Financial Planner: Buy to let interest for retirees dampened
A Financial Planning expert says the Autumn Statement will further dampen interest in buy to let among investors looking to use their pension savings.
The Treasury announced yesterday that higher rates of Stamp Duty Land Tax will be charged on purchases of additional residential properties, such as buy to let properties and second homes, with effect from 1 April 2016.
Rachael Griffin, a Chartered Financial Planner and head of the life, investment & pensions technical team, at Old Mutual Wealth, said: “The announcement will further dampen interest in buy to let and those considering their long-term savings option away from the property market should think about their other tax allowances such as Isas and pensions.”
Ms Griffin, who used to be head of Financial Planning at Skandia, said: ““Prior to the introduction of pension freedom reforms in April this year there was significant speculation about a boom in buy to let investing from the over-55s. Our own research suggests that in fact only 7% of those approaching retirement are eyeing buy to let income to fund their retirement, down from 11% in 2014.”
She said: “The Government expects to pocket £880m a year from this measure by 2020-21, making it another major blow for buy-to-let investors following the curb on mortgage interest tax relief announced in the summer.

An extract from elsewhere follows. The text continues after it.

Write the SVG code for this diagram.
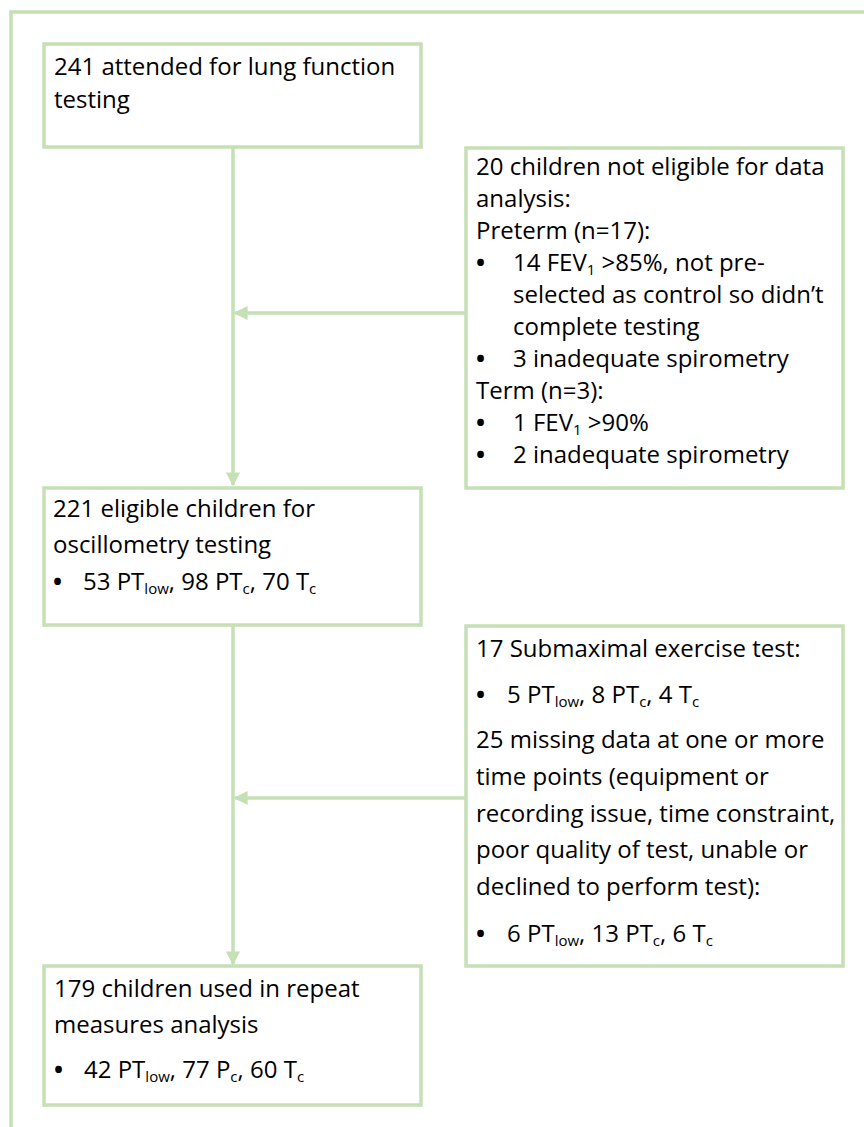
<svg xmlns="http://www.w3.org/2000/svg" width="864" height="1127" viewBox="0 0 864 1127">
<defs>
<style>
.box{fill:#ffffff;stroke:#c5e0b4;stroke-width:3.5}
.ln{fill:none;stroke:#c5e0b4;stroke-width:3.5}
.t{font-family:"Open Sans",Lato,"Liberation Sans",sans-serif;font-size:24px;fill:#000000}
.b{font-weight:bold}
.s{font-size:15px}
</style>
<marker id="ah" viewBox="0 0 10 10" refX="9" refY="5" markerWidth="4" markerHeight="4" orient="auto" markerUnits="strokeWidth">
<path d="M0,0 L10,5 L0,10 z" fill="#c5e0b4"/>
</marker>
</defs>
<rect width="864" height="1127" fill="#ffffff"/>
<g id="frame">
<path class="ln" d="M11,1127 L11,12 L864,12"/>
</g>
<g id="connectors">
<path class="ln" d="M233,147 L233,485" marker-end="url(#ah)"/>
<path class="ln" d="M466,313 L235,313" marker-end="url(#ah)"/>
<path class="ln" d="M233,625 L233,964" marker-end="url(#ah)"/>
<path class="ln" d="M466,798 L235,798" marker-end="url(#ah)"/>
</g>
<g id="n1">
<rect class="box" x="44" y="44" width="377" height="103"/>
<text class="t" x="54" y="75">241 attended for lung function</text>
<text class="t" x="54" y="108">testing</text>
</g>
<g id="n2">
<rect class="box" x="466" y="148" width="377" height="340"/>
<text class="t" x="476" y="175">20 children not eligible for data</text>
<text class="t" x="476" y="207">analysis:</text>
<text class="t" x="476" y="239">Preterm (n=17):</text>
<text class="t" x="476" y="271"><tspan class="b">•</tspan><tspan x="513">14 FEV</tspan><tspan class="s" dy="4">1</tspan><tspan dy="-4"> &gt;85%, not pre-</tspan></text>
<text class="t" x="513" y="303">selected as control so didn’t</text>
<text class="t" x="513" y="335">complete testing</text>
<text class="t" x="476" y="367"><tspan class="b">•</tspan><tspan x="513">3 inadequate spirometry</tspan></text>
<text class="t" x="476" y="399">Term (n=3):</text>
<text class="t" x="476" y="431"><tspan class="b">•</tspan><tspan x="513">1 FEV</tspan><tspan class="s" dy="4">1</tspan><tspan dy="-4"> &gt;90%</tspan></text>
<text class="t" x="476" y="463"><tspan class="b">•</tspan><tspan x="513">2 inadequate spirometry</tspan></text>
</g>
<g id="n3">
<rect class="box" x="44" y="488" width="377" height="137"/>
<text class="t" x="53" y="517">221 eligible children for</text>
<text class="t" x="53" y="553">oscillometry testing</text>
<text class="t" x="53" y="590"><tspan class="b">•</tspan><tspan x="83">53 PT</tspan><tspan class="s" dy="4">low</tspan><tspan dy="-4">, 98 PT</tspan><tspan class="s" dy="4">c</tspan><tspan dy="-4">, 70 T</tspan><tspan class="s" dy="4">c</tspan></text>
</g>
<g id="n4">
<rect class="box" x="466" y="626" width="377" height="340"/>
<text class="t" x="476" y="657">17 Submaximal exercise test:</text>
<text class="t" x="476" y="703"><tspan class="b">•</tspan><tspan x="507">5 PT</tspan><tspan class="s" dy="4">low</tspan><tspan dy="-4">, 8 PT</tspan><tspan class="s" dy="4">c</tspan><tspan dy="-4">, 4 T</tspan><tspan class="s" dy="4">c</tspan></text>
<text class="t" x="476" y="748">25 missing data at one or more</text>
<text class="t" x="476" y="785">time points (equipment or</text>
<text class="t" x="476" y="822">recording issue, time constraint,</text>
<text class="t" x="476" y="858">poor quality of test, unable or</text>
<text class="t" x="476" y="895">declined to perform test):</text>
<text class="t" x="476" y="942"><tspan class="b">•</tspan><tspan x="507">6 PT</tspan><tspan class="s" dy="4">low</tspan><tspan dy="-4">, 13 PT</tspan><tspan class="s" dy="4">c</tspan><tspan dy="-4">, 6 T</tspan><tspan class="s" dy="4">c</tspan></text>
</g>
<g id="n5">
<rect class="box" x="44" y="966" width="377" height="139"/>
<text class="t" x="54" y="997">179 children used in repeat</text>
<text class="t" x="54" y="1033">measures analysis</text>
<text class="t" x="54" y="1078"><tspan class="b">•</tspan><tspan x="84">42 PT</tspan><tspan class="s" dy="4">low</tspan><tspan dy="-4">, 77 P</tspan><tspan class="s" dy="4">c</tspan><tspan dy="-4">, 60 T</tspan><tspan class="s" dy="4">c</tspan></text>
</g>
</svg>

“Many landlords are already concerned that the margins on buy to let investment are being squeezed and for some this may be the final nail in the coffin.”
The Chancellor is aiming to reduce the number of buy to let investors coming to market, enabling first time buyers to take their place, according to accountancy firm, Wilkins Kennedy, which said it could have a different short term effect to that which was intended.
Matthew Hall, who is head of tax and partner at top-20 accountancy firm, Wilkins Kennedy, said: “Those who have been considering investing in property could now decide to accelerate their plans following today’s announcement. This could mean that it will have the opposite effect over the next few months until April 2016 as investors flood the market as opposed to first time buyers and driving up house prices in the process.
“Earlier in the year, Osborne announced the reduction of tax relief on mortgage interest payments and made changes to the Wear and Tear allowance. Now landlords are facing a higher Stamp Duty, so we could see either higher rents or reduced rental supply in the longer term.
“It will be interesting to see how the housing market changes between now and April, whether we will see a little bit of heat and how house prices are affected as a result.”
The Treasury report stated: “The higher rates will be 3 percentage points above the current SDLT rates. The government will use some of the additional tax collected to provide £60 million for communities in England where the impact of second homes is particularly acute. The tax receipts will help towards doubling the affordable housing budget. This will help first time buyers.”